The seeds of renewed interest in the historical Jesus were planted with new manuscript discoveries. The study of early Judaism and early Christianity were enhanced significantly by the manuscripts known as the Dead Sea Scrolls (1947) and the Nag Hammadi codices (1945). As the initial manuscripts from the Dead Sea were published in the 1950s, new studies were generated. The scrolls demonstrated that Judaism in the late Hellenistic and early Roman periods was more diverse than had been imagined previously. Before the Dead Sea Scrolls, New Testament scholars had usually described the Judaism of this period through the lenses of the New Testament and early Rabbinic literature. Study of the scrolls helped scholars to see that the way in which many New Testament documents characterized Judaism was biased and that this bias reflected the occasionally polemical and antagonistic situations that existed between early Christian and Jewish communities. Likewise, the corpus of Rabbinic literature was late and reflected the ascendancy of one particular Jewish group. Other Jewish voices were marginalized or suppressed. The Dead Sea scrolls represented a Jewish community that pre-dated the rise of Christianity and Rabbinic Judaism.

In broad terms, the scrolls appear to have been produced by a sect of Jews whose leaders were dissident priests. The Dead Sea community seems to have been comprised of Jews who had withdrawn from the Temple in Jerusalem because of disagreements with other priests who controlled it. This group established a small community by the shores of the Dead Sea that was consumed by a desire to maintain a high level of ritual and moral purity. Moreover, the people of this community developed an apocalyptic theology. They prepared for a great cosmic battle between the sons of light and the sons of darkness. They produced interpretations of Jewish scripture that reveal their own particular concerns and peculiarities. The community at the Dead Sea was obviously and thoroughly Jewish. Yet that community of Jews disagreed strongly with all the other Jewish groups of their day. The Dead Sea scrolls made it abundantly clear that one could no longer talk about "normative Judaism" at the time of Jesus. Judaism was far from being a monolithic religion. To be sure, there were common beliefs and practices, yet Judaism was as diverse then as it is now.

The discovery of the Nag Hammadi texts had a similar impact on our understanding of Christianity. The documents in the Nag Hammadi collection were obviously produced by Christian communities that did not fit the traditional, orthodox description of early Christianity. These texts, mostly produced in the second and third centuries of the common era, revealed a diverse side of Christianity that had only been hinted at before. Several of the documents found at Nag Hammadi were gospels. The most famous of these is the Gospel of Thomas, well known to those who have followed the work of the Jesus Seminar. The availability of new documents purporting to contain material about Jesus stimulated scholarly interest. Might some of these materials provide historically reliable information about Jesus or his teaching? As early as 1962, the noted German scholar, Joachim Jeremias, was suggesting that some sayings in the Gospel of Thomas merited consideration as authentic parables of Jesus.

Parables and Aphorisms

In an ironic way, a scholarly shift away from history to literary criticism would significantly enhance our historical understanding of the role played by parables and aphorisms in Jesus' teaching. In 1964 Amos Wilder (brother of the famous playwright, Thornton Wilder) wrote The Language of the Gospel: Early Christian Rhetoric. Wilder showed that how something was expressed contributed to its meaning. It had been thought by many New Testament scholars that the content of a message could be extracted from its literary form, as if the literary form were the "husk" and the message were the "kernel". Because of Wilder that view began to change.

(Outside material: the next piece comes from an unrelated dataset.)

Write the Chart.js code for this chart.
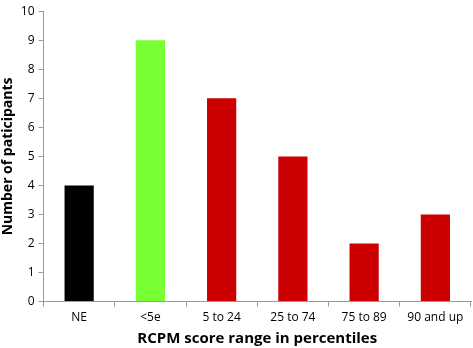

Two important studies on Jesus' parables and language appeared in the mid-1960s and one on Jesus' aphorisms in the mid-1970s: Dan Via's The Parables: Their Literary and Existential Dimensions (1967), Robert Funk's Language, Hermeneutic, and Word of God : The Problem of Language in the New Testament and Contemporary Theology (1966), and Robert Tannehill's The Sword of His Mouth (1975). These works demonstrated that the aesthetic dimension of Jesus' language was not merely decorative or ornamental, but essential to the communication of his message. While these works were concerned to examine Jesus' speech forms for their literary qualities, they also had the effect of demonstrating that the author of these parables and aphorisms (namely, Jesus) had a rather subversive or unconventional view of reality.

While the majority view still held Jesus to be an apocalyptic preacher, these studies on Jesus' parables and aphorisms prepared the way for a new appreciation of the wisdom element in Jesus' message. In the 1970s and 1980s, other scholars pursued these issues. For example, John Dominic Crossan's In Parables: The Challenge of the Historical Jesus (1973) and I n Fragments: The Aphorisms of Jesus (1983) explored the interaction between Jesus' language and the socio-cultural realities of Jesus' day. Bernard Brandon Scott began working on a comprehensive analysis of the parables that culminated in 1989 in his Hear Then The Parable . Sixteen years later Scott's book is arguably still the best commentary on the parables in any language.

The renewed appreciation of Jesus' skill with parables and aphorisms prepared the way for a different evaluation of his alleged apocalypticism. This turn toward the Jewish wisdom tradition and away from the Jewish apocalyptic traditions was reinforced by several studies in the late 1960s and 1970s on the "Son of Man" (translated "son of Adam" in the Scholars Version) expression. It had long been recognized that Jesus rarely applied titles to himself in the synoptic gospels, except for the title "Son of Man." Scholarship had long grouped the Son of Man sayings into three categories:

1. present activity of the Son of Man (for example, the Son of Man has nowhere to lay his head; the authority of the Son of Man to forgive sins)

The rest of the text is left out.